さて、ストーリーについての感想はこれくらいにしておき、戦闘アニメについて感想を書いていきます。
本作の戦闘シーンは、かなりテンポが速いスピーディーなものです。
どのような攻防が行われているのか、初見では分かりにくい箇所はあります。
しかし、いちいち説明するセリフを差し挟んではテンポが悪くなってしまうので、これは良かったと思います。
キャラの個性を反映した戦闘アニメは見ているだけで楽しく、想像を掻き立てられる内容でした。
特にムシャと偽ムシャの戦いは、「動」が多い他の戦闘と違い、「静」の戦いを描写しており、見ていて面白かったです。
 
ギャグに関しては、キャラごとにお約束の持ちネタがある感じで、安心して楽しめました。
序盤でショウが魔王城を案内してもらう際、ミノタウロスがずっと付きまといながら色々なバリエーションの被害妄想をまくしたてていたのは吹き出してしまいました。
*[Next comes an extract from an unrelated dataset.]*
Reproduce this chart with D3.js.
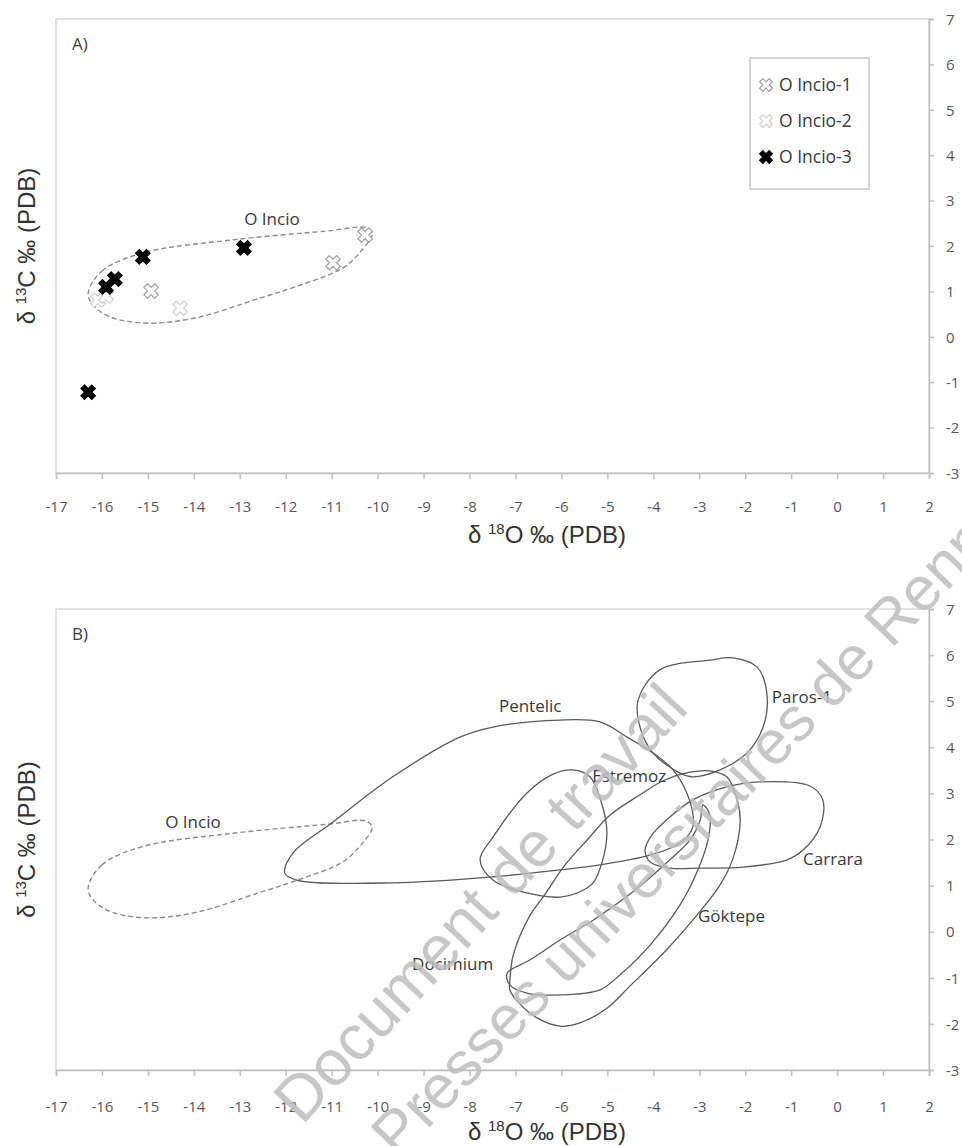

スプレンディドがスプペイで支払っている話もおそらく嘘だと思うのですが、本人の知らないところで既成事実と化していく様子が笑えてしまいます。
 
3時間ほどの作品なので、一気にプレイするには少しボリュームがあります。
しかしそれでものめり込んでしまうほどの面白さを持った作品だったと感じました。